Aggression begets aggression: Psychological dating aggression perpetration in young adults from the perspective of intergenerational transmission of violence
Citation
Toplu-Demirtaş, E., Hatipoğlu-Sümer, Z. Aggression begets aggression: Psychological dating aggression perpetration in young adults from the perspective of intergenerational transmission of violence. Curr Psychol (2021). https://doi.org/10.1007/s12144-021-02461-5Abstract
The aim of this study was threefold: (1) to evaluate the factorial validity of the Psychological Aggression (PA) subscale of the Conflict Tactics Scales–Adult Recall version (CTS2-CA), (2) to investigate the prevalence of and gender differences in psychological dating aggression perpetration (PDAP; restrictive engulfment, denigration, hostile withdrawal, and dominance/intimidation), and (3) to explore a proposed path from witnessing interparental psychological aggression perpetration to PDAP via acceptance of psychological aggression as a mediator and gender as a moderator of the mediation. For the first purpose, college students (N = 275) completed father to mother and mother to father forms of the PA subscale of the CTS2-CA. Exploratory factor analyses yielded a single-factor solution for the father to mother (55.86% of the variance) and mother to father (49.12% of the variance) forms.
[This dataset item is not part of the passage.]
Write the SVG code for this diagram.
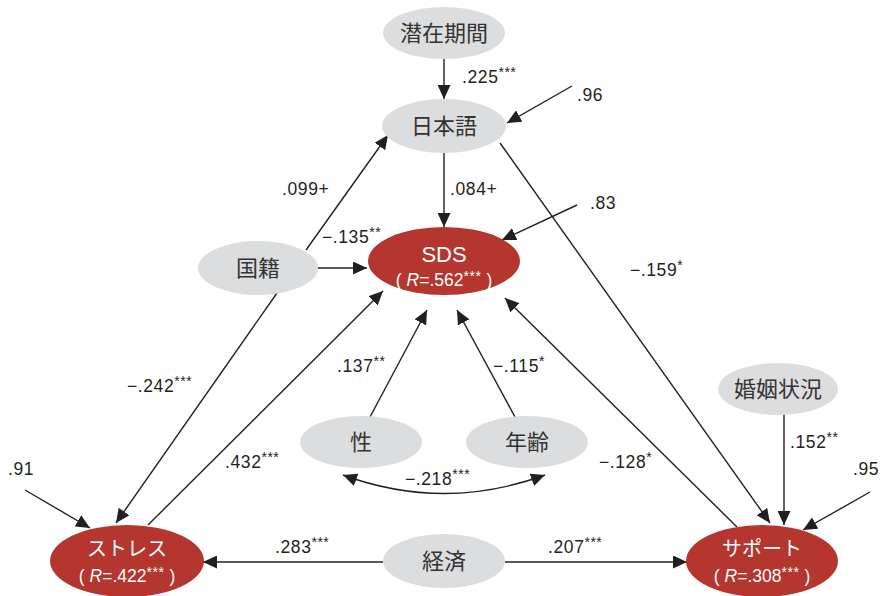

For the second and third purposes, a separate sample of 1015 dating college students (69.6% women) completed the Multidimensional Measure of Emotional Abuse and Abuse subscale of the Intimate Partner Violence Attitude Scale-Revised, along with the PA subscale of the CTS2-CA. Gender differences emerged in the prevalence of restrictive engulfment (85.8% for women and 80.3% for men) and hostile withdrawal (96.3% for women and 91.1% for men). Moderated-mediation analyses revealed that women college students who witnessed more mother to father psychological aggression perpetration tended to hold more accepting attitudes towards psychological aggression and, in turn, perpetrated more psychological aggression against their partners. Common assumptions that boys are more likely to imitate fathers, whereas girls are more likely to imitate mothers and women [but not men] commit verbal aggression may together explain our findings from the perspective of the intergenerational transmission of violence hypothesis. For future research, we suggest investigating the proposed model with the experience of psychological aggression from the parents to the child, which may provide further insights.